Kafka on the Shore

4.5/5 rating
Kafka on the Shore | Barbican

My first response as soon as the play started? Oh Damn!
It's nothing to do with the play. I just realised that the play is in Japanese. There were subtitles, or serftitles as they are called in theatre, in English on two large screens placed at the top corners of the stage. Given the expensive nature of theatre and the number of times we tend to go, we mostly buy cheap tickets (theatre monkey is your friend). So while we still had a great view of the stage, the serftitles were not exactly in line with our view and we had to keep switching the eyes from the board to the stage. I should have researched the play a bit more.

Ignore all the above. No question that it was authentic.

Kafka on the Shore is a book by Haruki Murakami. I haven't read it. I wanted to watch it without any prior impressions. The Ninagawa theatre company had adapted it into a Japanese play and is currently touring in London. 

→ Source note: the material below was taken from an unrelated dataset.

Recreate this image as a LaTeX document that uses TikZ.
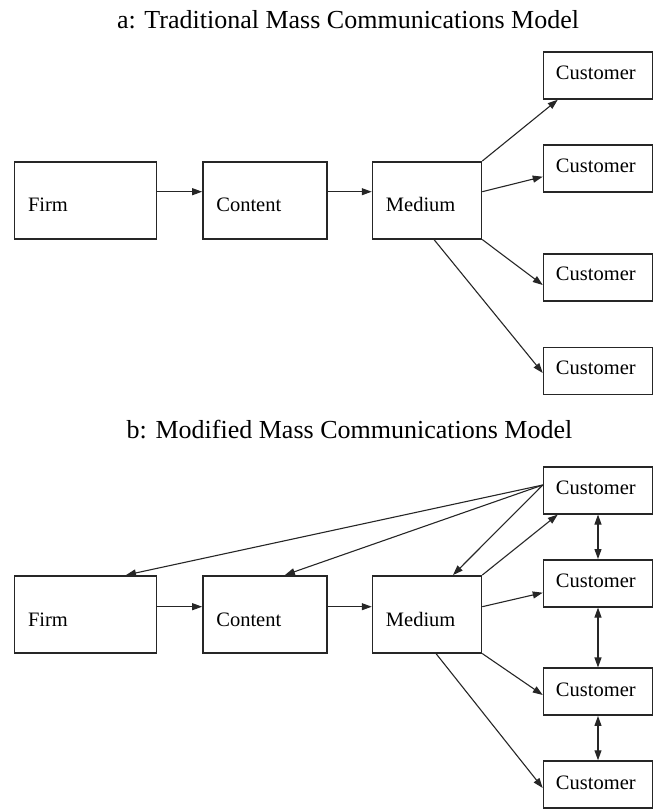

I must say it was beautiful, surreal and heart warming. The sets were all encased in glass boxes on wheels moving around dizzyingly. The song had the melody of a floating lonely soul like all Murakami stories. The actors were brilliant and Kafka was as confused as one can be, even during credits. At one point, when the song was playing, I looked around the audience, only the faces lit by the light from the stage like moonlight, who seemed all entrapped and all drawn into the play that I could feel they are all ready to float away gently in the air and towards the stage.

It's a lovely play.
Would I have preferred it in English? May be not. It was perfect the way it was.